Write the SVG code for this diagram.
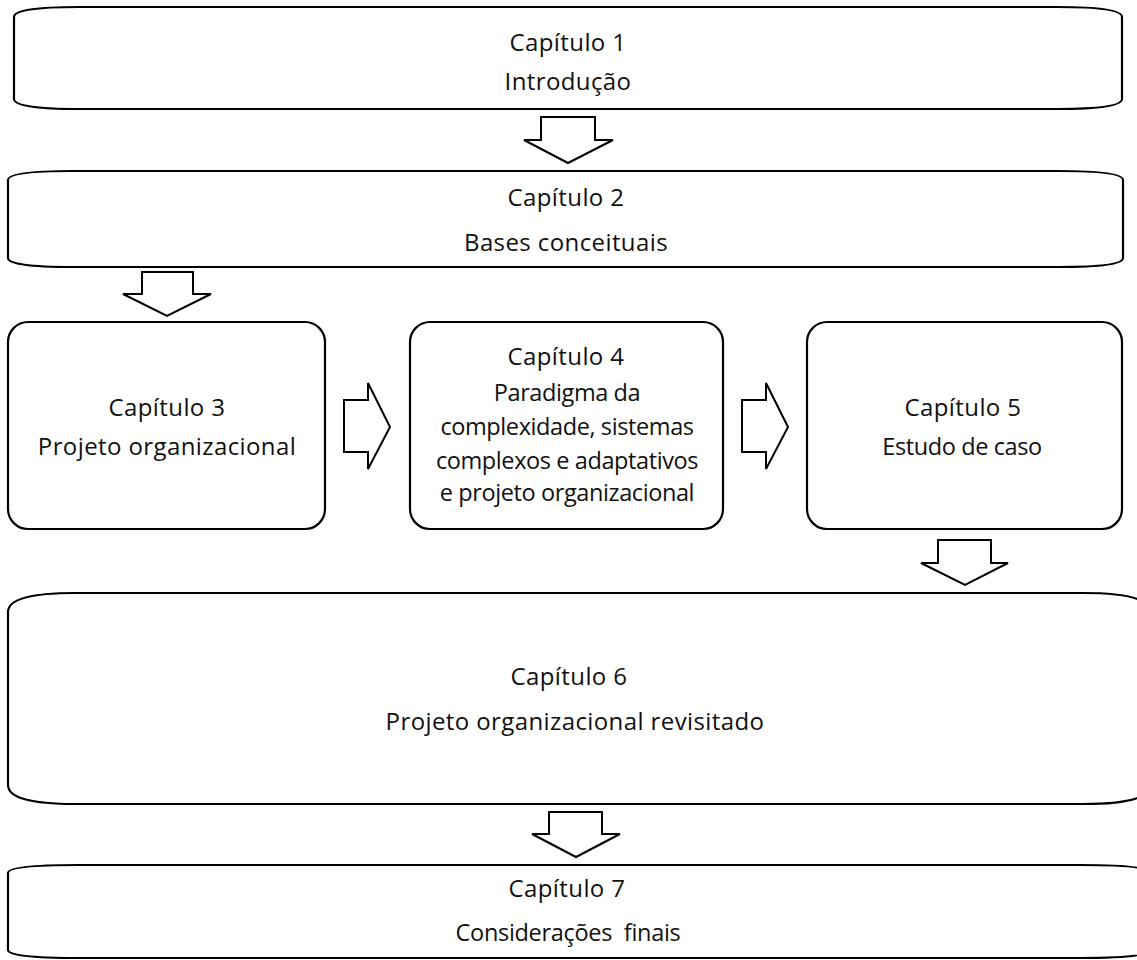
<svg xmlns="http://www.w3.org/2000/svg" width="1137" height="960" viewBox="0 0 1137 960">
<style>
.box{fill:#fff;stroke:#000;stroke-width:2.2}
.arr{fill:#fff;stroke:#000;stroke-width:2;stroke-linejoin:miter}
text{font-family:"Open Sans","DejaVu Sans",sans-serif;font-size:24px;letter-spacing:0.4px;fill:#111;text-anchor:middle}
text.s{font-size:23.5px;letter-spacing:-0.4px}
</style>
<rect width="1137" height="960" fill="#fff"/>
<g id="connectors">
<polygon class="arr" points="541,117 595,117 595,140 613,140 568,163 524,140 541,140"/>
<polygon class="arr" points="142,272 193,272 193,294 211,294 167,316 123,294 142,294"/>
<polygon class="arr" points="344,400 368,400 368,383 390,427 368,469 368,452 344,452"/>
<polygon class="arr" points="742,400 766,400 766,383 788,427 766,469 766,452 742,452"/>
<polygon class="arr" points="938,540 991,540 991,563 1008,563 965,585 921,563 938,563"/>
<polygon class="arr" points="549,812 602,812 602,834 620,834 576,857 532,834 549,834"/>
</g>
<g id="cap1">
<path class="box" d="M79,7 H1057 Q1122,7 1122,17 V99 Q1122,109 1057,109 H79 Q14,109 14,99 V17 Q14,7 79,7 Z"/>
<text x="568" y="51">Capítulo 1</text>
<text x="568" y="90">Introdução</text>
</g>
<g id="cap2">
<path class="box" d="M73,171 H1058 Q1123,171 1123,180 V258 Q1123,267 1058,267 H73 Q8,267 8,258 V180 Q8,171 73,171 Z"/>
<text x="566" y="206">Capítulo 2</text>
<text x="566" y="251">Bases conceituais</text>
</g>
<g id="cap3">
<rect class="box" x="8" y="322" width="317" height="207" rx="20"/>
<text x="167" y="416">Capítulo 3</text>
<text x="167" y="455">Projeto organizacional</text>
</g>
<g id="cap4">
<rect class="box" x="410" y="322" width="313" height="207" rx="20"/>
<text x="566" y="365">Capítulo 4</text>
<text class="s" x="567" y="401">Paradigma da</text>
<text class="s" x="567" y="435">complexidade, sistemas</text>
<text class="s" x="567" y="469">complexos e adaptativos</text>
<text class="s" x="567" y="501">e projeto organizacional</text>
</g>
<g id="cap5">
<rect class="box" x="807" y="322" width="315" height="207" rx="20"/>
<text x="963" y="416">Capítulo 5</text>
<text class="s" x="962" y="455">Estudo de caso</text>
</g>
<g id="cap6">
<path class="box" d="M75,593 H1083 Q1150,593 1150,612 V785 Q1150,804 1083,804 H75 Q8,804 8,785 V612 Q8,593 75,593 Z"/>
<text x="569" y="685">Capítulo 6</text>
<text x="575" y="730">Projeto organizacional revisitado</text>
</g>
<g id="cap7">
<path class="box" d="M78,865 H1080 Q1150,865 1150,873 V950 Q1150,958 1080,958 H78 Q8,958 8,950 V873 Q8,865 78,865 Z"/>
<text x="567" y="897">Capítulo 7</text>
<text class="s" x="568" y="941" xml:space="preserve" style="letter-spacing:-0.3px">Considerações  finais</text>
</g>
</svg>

▶ WHAT TO WORK ON:
Retype the data above exactly; pictures are not part of the copy.

▶ RESPONSE:
Write the SVG code for this diagram.
<svg xmlns="http://www.w3.org/2000/svg" width="1137" height="960" viewBox="0 0 1137 960">
<style>
.box{fill:#fff;stroke:#000;stroke-width:2.2}
.arr{fill:#fff;stroke:#000;stroke-width:2;stroke-linejoin:miter}
text{font-family:"Open Sans","DejaVu Sans",sans-serif;font-size:24px;letter-spacing:0.4px;fill:#111;text-anchor:middle}
text.s{font-size:23.5px;letter-spacing:-0.4px}
</style>
<rect width="1137" height="960" fill="#fff"/>
<g id="connectors">
<polygon class="arr" points="541,117 595,117 595,140 613,140 568,163 524,140 541,140"/>
<polygon class="arr" points="142,272 193,272 193,294 211,294 167,316 123,294 142,294"/>
<polygon class="arr" points="344,400 368,400 368,383 390,427 368,469 368,452 344,452"/>
<polygon class="arr" points="742,400 766,400 766,383 788,427 766,469 766,452 742,452"/>
<polygon class="arr" points="938,540 991,540 991,563 1008,563 965,585 921,563 938,563"/>
<polygon class="arr" points="549,812 602,812 602,834 620,834 576,857 532,834 549,834"/>
</g>
<g id="cap1">
<path class="box" d="M79,7 H1057 Q1122,7 1122,17 V99 Q1122,109 1057,109 H79 Q14,109 14,99 V17 Q14,7 79,7 Z"/>
<text x="568" y="51">Capítulo 1</text>
<text x="568" y="90">Introdução</text>
</g>
<g id="cap2">
<path class="box" d="M73,171 H1058 Q1123,171 1123,180 V258 Q1123,267 1058,267 H73 Q8,267 8,258 V180 Q8,171 73,171 Z"/>
<text x="566" y="206">Capítulo 2</text>
<text x="566" y="251">Bases conceituais</text>
</g>
<g id="cap3">
<rect class="box" x="8" y="322" width="317" height="207" rx="20"/>
<text x="167" y="416">Capítulo 3</text>
<text x="167" y="455">Projeto organizacional</text>
</g>
<g id="cap4">
<rect class="box" x="410" y="322" width="313" height="207" rx="20"/>
<text x="566" y="365">Capítulo 4</text>
<text class="s" x="567" y="401">Paradigma da</text>
<text class="s" x="567" y="435">complexidade, sistemas</text>
<text class="s" x="567" y="469">complexos e adaptativos</text>
<text class="s" x="567" y="501">e projeto organizacional</text>
</g>
<g id="cap5">
<rect class="box" x="807" y="322" width="315" height="207" rx="20"/>
<text x="963" y="416">Capítulo 5</text>
<text class="s" x="962" y="455">Estudo de caso</text>
</g>
<g id="cap6">
<path class="box" d="M75,593 H1083 Q1150,593 1150,612 V785 Q1150,804 1083,804 H75 Q8,804 8,785 V612 Q8,593 75,593 Z"/>
<text x="569" y="685">Capítulo 6</text>
<text x="575" y="730">Projeto organizacional revisitado</text>
</g>
<g id="cap7">
<path class="box" d="M78,865 H1080 Q1150,865 1150,873 V950 Q1150,958 1080,958 H78 Q8,958 8,950 V873 Q8,865 78,865 Z"/>
<text x="567" y="897">Capítulo 7</text>
<text class="s" x="568" y="941" xml:space="preserve" style="letter-spacing:-0.3px">Considerações  finais</text>
</g>
</svg>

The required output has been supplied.